"L'art du haïku" Vincent Brochard et Pascale Senk
Dans la préface Pascale Senk montre que cette forme de poésie a su traverser le temps et l'espace et rester vivante comme le prouvent les multiples sociétés pour la promotion du haïku à travers leurs cours ou leurs sites.
Vincent Brochard qui a assuré la traduction des haïku présentés dans leur ouvrage, trace leur histoire et leur philosophie.
Bashô (1644-1691) le maître, Issa (1793-1827) et Shiki (1867-1902) le rénovateur, ont marqué les trois étapes dans l'évolution de la poésie qui, au départ, sous le nom de haïkaÏ no renga désignait une chaîne de poèmes que déclamaient les invités lors d'une réunion poétique. Le hokku était le premier vers dit par le maître et ses amis et disciples continuaient le poème collectif. La coutume voulait que l'invité d'honneur compose ce premier vers et l'hôte lui répondait. C'était donc un vers de remerciement où discrètement le poète exprimait sa gratitude pour l'organisation de la réunion. Comme nous qui parlons du temps pour engager la conversation, le hokku devait comporter un mot de saison.

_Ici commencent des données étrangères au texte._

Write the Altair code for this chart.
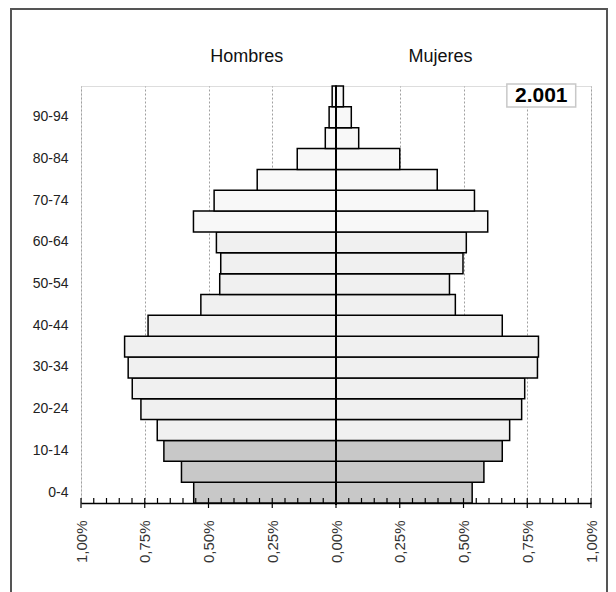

Le hokku, isolé, est devenu avec Shiki, le haïku.
(voir "Bashô" - le 27 novembre 2005)
"Un éclair!
au fond de la cuvette
sur le reste de pluie" Shiki
"Ancien temple
les poteries qu'on a jetées
parmi le persil" Buson
Le haïku a introduit la notion de wabi dans la poésie. A l'origine le wobi signifiait "pauvre, rudimentaire" et il devenait "sobriété, simplicité". La beauté venait des choses les plus usuelles.
Le haïku a introduit la notion de sabi qui était l'usure due au temps. Elle devenait patine, symbole du veillissement. La beauté venait de l'impermanence des choses, de leur imperfection même.
"Je me lave -
pour une puce en voyage
premier péché" Issa
La poésie n'était plus uniquement réservée aux aristocrates érudits, les classes moyennes parlaient de leur vie ordinaire avec une langue ordinaire. Et le sens de l'humour ne leur manquait pas.
"Tout haïku vibre encore du rire vivifiant de ses origines." dit V. Brochard
Les poètes savaient rire d'eux-mêmes! Et Issa était le maître!
"De temps à autre
les nuages accordent une pause
à ceux qui contemplent la lune" Bashô ("Haïku" de R. Munier)
Le haïkï puis le haïku, eux-mêmes codifiés, ont voulu se libérer des figures classiques de la poésie. Bashô, Issa et Shiki ont, chacun à son époque, bousculé les conventions.